Nun gibt es zwar Forschungsprogramme zu Batterien. Aber was hat der viel beschworene Wirtschaftsstandort davon, nachdem im Herbst 2015 die letzte Produktion von Batteriezellen geschlossen wurde?
Es ist einerseits sehr bedauerlich, da Batterien eine Kerntechnologie sind, wo man sich nicht unbedingt von ausländischen Lieferanten abhängig machen möchte. Andererseits wird die eigentliche Batteriezelle zunehmend zum Low-Cost-Produkt. Die deutschen Weiterverarbeiter sehen die Wertschöpfung deshalb eher im Aufbau der Batteriesysteme für das Fahrzeug und beim Fahrzeug selber.
Bei vielen anderen Fahrzeugkomponenten ist es ähnlich. Die Forschung ist für die Industrie aber dennoch wichtig. Einerseits um dem Lieferanten genau vorgeben zu können, wie die Komponenten aussehen sollen.
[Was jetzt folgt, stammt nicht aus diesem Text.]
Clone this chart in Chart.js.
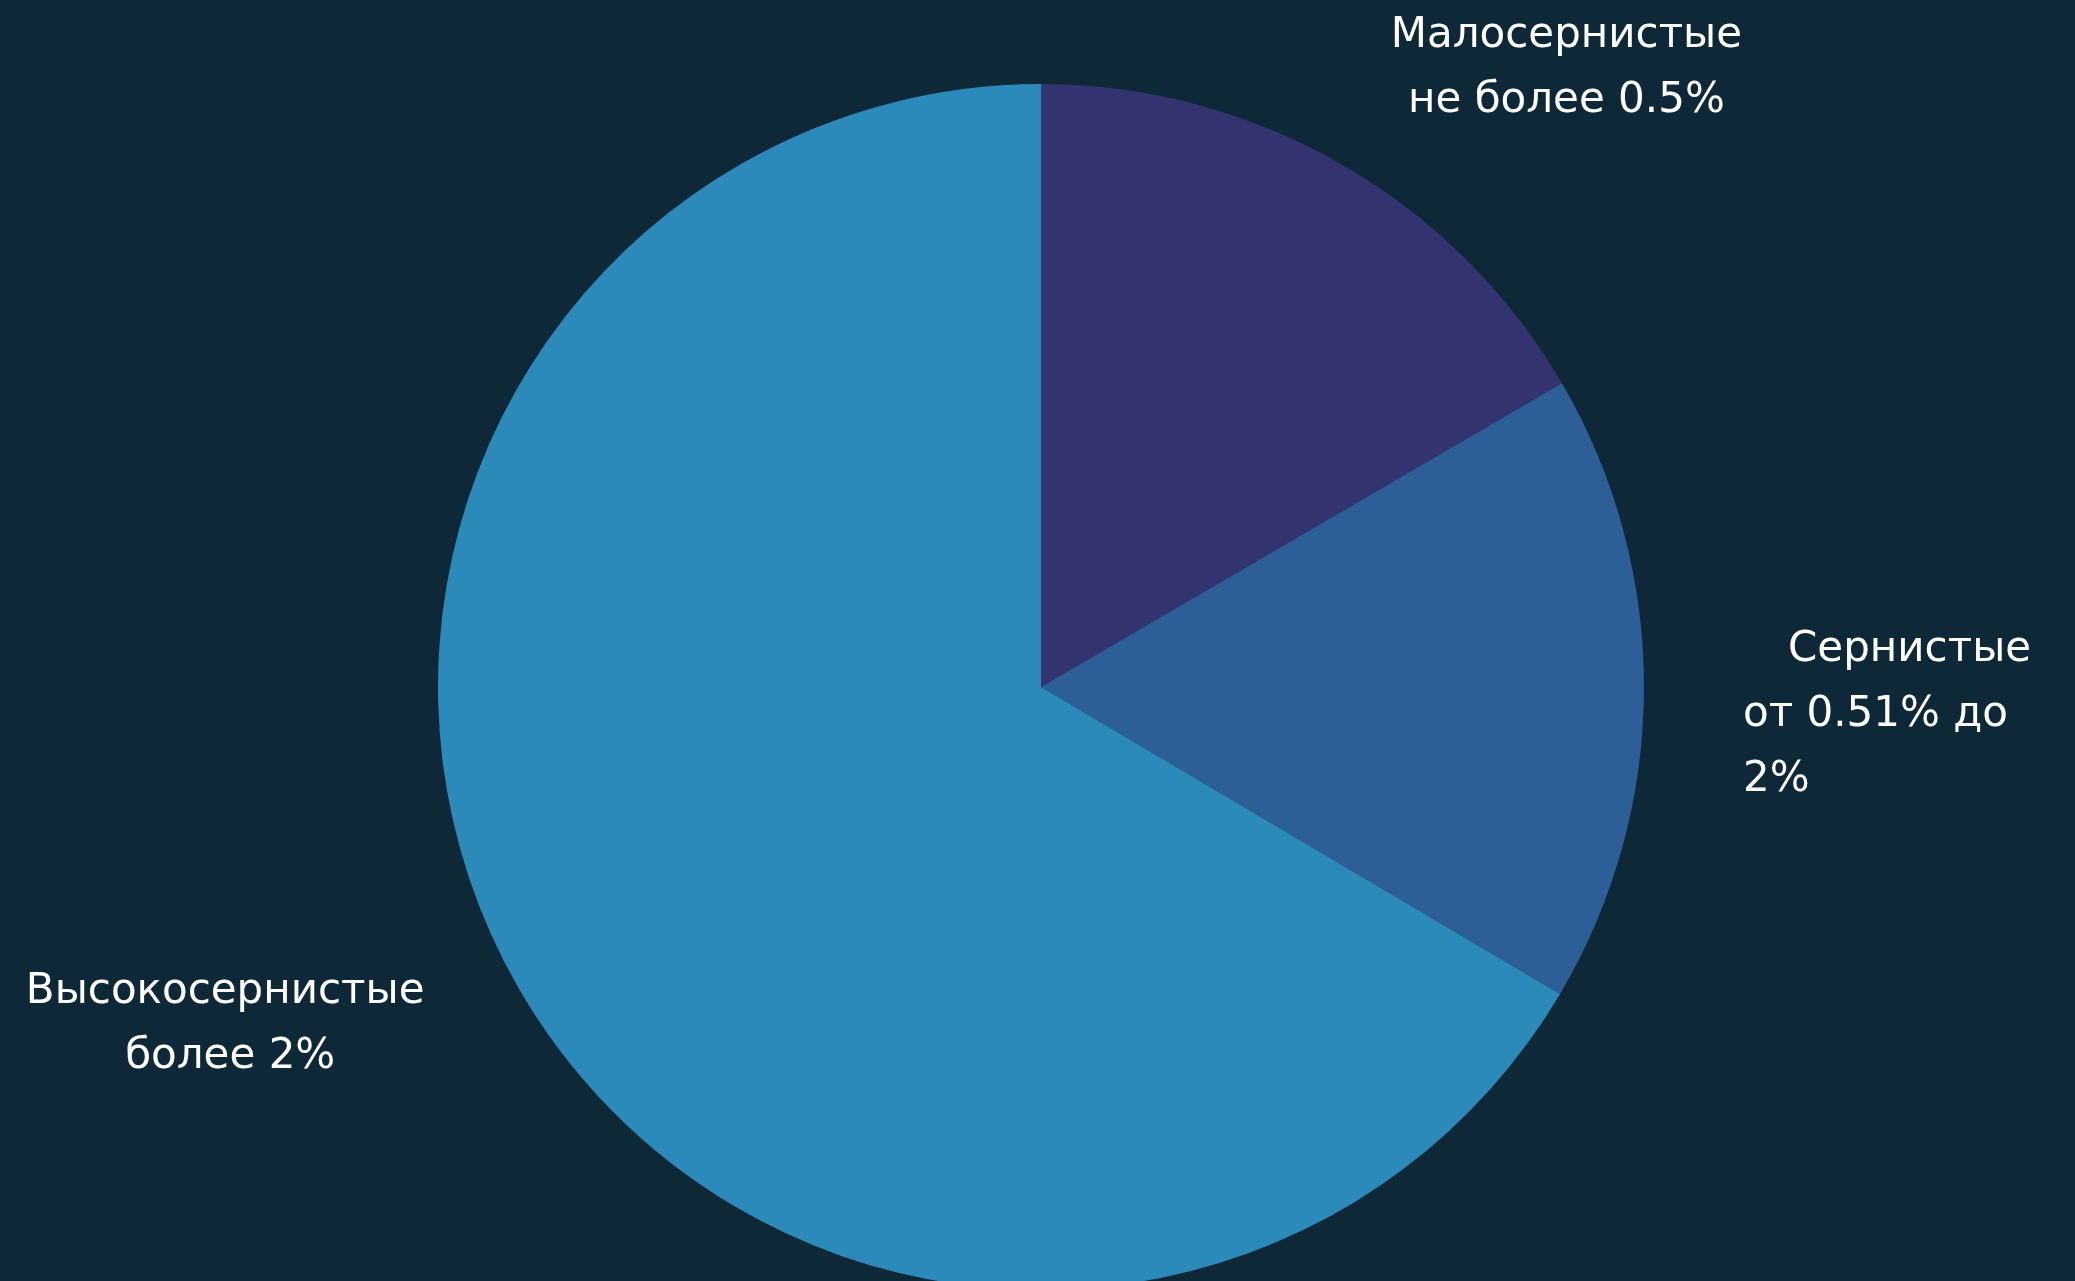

Und auf der anderen Seite, um zu verstehen, wie sie funktionieren, um daraus dann entsprechende Systeme aufbauen zu können.
Ob man vielleicht versucht, mit einer weiter entwickelten oder auch einer der zukünftigen Technologien doch noch eine eigene Fertigung aufzubauen, ist schwer zu sagen. Wenn sich die Absatzmärkte hier in Deutschland entwickeln, größere Stückzahlen an Elektrofahrzeugen gebaut werden, dann werden Samsung, LG und Co. auch hier ihre Fabriken aufbauen und vor Ort produzieren.